Iran. Trump non vede di buon occhio l’Iran. Nelle sue uscite pubbliche ha detto che saprebbe come trattare con gli ayatollah. La repubblica islamica è solo di recente riemersa, dopo 10 anni, e per noi italiani almeno gli ultimi cinque, di blocco commerciale (diciamo dissuasione commerciale). L’Italia prima che le cose si complicassero (da parte degli americani, coinvolgendo per estensione l’occidente) con la repubblica islamica vantava un export intorno ai 2,3 miliardi (correva l’anno 2005), crollati a 1,2 miliardi nel 2015. Una perdita del 45% (dati Istat Sace).

Ora Hillary è positiva nei confronti dello sviluppo delle relazioni con l’Iran e quindi sostiene la distensione che è in atto (per quanto alcuni dei finanziatori della Clinton foundation siano Qatar e Arabia Saudita, tutt’altro che grandi amici dell’Iran). È quindi plausibile che si possa tornare ai livelli pre crisi.

Risultato semplificato: Trump -1,2 miliardi (potremmo perderci anche quello che abbiamo tenuto in questo decennio), Clinton +1,1 miliardi (recuperiamo quanto perso).

Cina. La Clinton dovrebbe seguire la linea Obama: “circondare” il dragone. Nel senso: una soluzione (già tratteggiata con la politica di inclusione dei paesi asiatici nel TTP) di accerchiamento militare ed economico. Trump è ancora più aggressivo, descrivendo più volte la Cina come uno stato che ha rubato centinaia di milioni di dollari di valore in patenti e progetti industriali. Malgrado le uscite dei due candidati, è plausibile che nessuno dei due possa avere la forza di “chiudere” davvero la Cina. In tal senso quindi i rischi per un crollo del commercio Italia-Cina sono scarsi.

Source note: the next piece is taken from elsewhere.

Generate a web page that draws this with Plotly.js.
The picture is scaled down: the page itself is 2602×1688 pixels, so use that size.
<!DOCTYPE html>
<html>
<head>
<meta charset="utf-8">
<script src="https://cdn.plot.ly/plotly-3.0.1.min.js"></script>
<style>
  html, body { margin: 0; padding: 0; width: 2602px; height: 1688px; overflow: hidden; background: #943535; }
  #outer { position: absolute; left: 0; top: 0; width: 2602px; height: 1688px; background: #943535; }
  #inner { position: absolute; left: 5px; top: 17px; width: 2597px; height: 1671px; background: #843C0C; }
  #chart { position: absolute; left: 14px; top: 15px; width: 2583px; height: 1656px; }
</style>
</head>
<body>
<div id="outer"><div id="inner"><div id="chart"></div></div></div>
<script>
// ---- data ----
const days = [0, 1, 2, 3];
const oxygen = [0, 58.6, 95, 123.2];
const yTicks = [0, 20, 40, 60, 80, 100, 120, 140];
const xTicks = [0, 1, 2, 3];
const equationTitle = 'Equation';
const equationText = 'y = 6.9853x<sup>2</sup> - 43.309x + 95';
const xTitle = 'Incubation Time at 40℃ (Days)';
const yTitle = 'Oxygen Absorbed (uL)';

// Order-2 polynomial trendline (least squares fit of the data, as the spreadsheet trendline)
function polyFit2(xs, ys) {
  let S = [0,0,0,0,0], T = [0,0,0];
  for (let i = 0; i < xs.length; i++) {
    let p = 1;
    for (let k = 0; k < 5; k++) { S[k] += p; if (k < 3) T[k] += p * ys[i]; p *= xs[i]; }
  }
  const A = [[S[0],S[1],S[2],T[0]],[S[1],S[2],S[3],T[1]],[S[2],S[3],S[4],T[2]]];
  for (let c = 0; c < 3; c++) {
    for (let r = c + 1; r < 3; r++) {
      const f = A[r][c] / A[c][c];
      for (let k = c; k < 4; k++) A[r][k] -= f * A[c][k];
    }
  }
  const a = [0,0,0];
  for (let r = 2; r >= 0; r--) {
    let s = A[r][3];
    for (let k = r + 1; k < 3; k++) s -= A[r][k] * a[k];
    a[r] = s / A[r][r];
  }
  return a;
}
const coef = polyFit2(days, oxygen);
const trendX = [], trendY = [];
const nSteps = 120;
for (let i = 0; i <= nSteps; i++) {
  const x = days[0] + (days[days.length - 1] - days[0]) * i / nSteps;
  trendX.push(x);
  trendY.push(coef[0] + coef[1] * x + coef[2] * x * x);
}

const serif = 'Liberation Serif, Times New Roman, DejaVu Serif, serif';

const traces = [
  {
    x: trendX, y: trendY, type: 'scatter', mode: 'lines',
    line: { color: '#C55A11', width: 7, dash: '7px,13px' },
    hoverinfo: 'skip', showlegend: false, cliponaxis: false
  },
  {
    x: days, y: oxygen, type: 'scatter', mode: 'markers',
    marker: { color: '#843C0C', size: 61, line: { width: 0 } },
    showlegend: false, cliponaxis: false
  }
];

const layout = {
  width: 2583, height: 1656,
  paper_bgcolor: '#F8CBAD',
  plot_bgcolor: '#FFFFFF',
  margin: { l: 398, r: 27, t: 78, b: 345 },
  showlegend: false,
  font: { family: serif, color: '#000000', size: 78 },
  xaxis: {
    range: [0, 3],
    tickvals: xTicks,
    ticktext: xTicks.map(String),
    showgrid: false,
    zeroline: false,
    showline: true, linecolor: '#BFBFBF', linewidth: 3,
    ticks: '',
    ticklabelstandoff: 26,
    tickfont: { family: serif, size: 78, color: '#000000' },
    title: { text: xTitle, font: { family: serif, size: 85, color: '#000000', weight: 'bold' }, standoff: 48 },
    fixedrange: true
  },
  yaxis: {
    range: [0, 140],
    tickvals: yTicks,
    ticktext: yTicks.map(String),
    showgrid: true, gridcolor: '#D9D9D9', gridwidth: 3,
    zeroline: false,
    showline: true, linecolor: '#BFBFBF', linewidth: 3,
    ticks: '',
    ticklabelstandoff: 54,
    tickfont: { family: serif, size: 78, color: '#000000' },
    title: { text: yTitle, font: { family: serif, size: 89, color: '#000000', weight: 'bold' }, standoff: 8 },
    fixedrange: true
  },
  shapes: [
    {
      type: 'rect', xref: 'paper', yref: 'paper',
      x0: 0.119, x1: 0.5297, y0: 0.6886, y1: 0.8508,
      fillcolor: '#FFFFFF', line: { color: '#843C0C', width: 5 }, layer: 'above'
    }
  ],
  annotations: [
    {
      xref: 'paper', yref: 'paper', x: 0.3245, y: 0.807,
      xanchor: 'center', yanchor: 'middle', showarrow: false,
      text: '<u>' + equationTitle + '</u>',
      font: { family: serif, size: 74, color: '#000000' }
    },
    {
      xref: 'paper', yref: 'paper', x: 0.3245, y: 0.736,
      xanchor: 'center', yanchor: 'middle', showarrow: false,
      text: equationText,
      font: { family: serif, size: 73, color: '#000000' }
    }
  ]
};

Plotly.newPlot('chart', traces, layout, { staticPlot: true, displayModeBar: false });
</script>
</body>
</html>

Accordi commerciali: TTP, TTIP, CETA
La posizione della Clinton è protezionistica. Per quando abbia fatto parte della squadra di governo di Obama (che invece ha spinto per i vari accordi), ora le sue affermazioni sono piuttosto nette, in difesa dei posti di lavoro americani. Alcuni esperti tuttavia ritengono che Hillary potrebbe tornare sui suoi passi, quanto meno per modificare gli accordi di cui l’America possa essere firmataria.

Trump è schierato contro ogni accordo commerciale. Anzi la sua politica sulle aziende che “vanno all’estero” è di riportarle a casa (con le buone o le cattive). La sua posizione fa supporre un approccio isolazionista in fatto di trattati commerciali (e anche difensivi come la Nato). La qual cosa potrebbe essere di beneficio per il commercio italiano, che non rischierebbe, come emerso da precedenti documenti TTIP trapelati, un dumping commerciale di produzione alimentare americana sui nostri mercati. In questo caso prevedere ripercussioni economiche chiare a seconda di chi, tra i due candidati, sarà eletto, appare complesso.

La politica estera di entrambi i candidati interessa poi altre aree: dalla Corea del Nord (con cui l’Italia non ha rapporti commerciali tali da preoccuparci), ai conflitti in Medio Oriente al Nord Africa. Scenari che spesso hanno visto l’Italia perdere posizioni.

Tra poche ore scopriremo chi guiderà l’agenda estera americana e per conseguenza la politica commerciale italiana (indirettamente, si intende).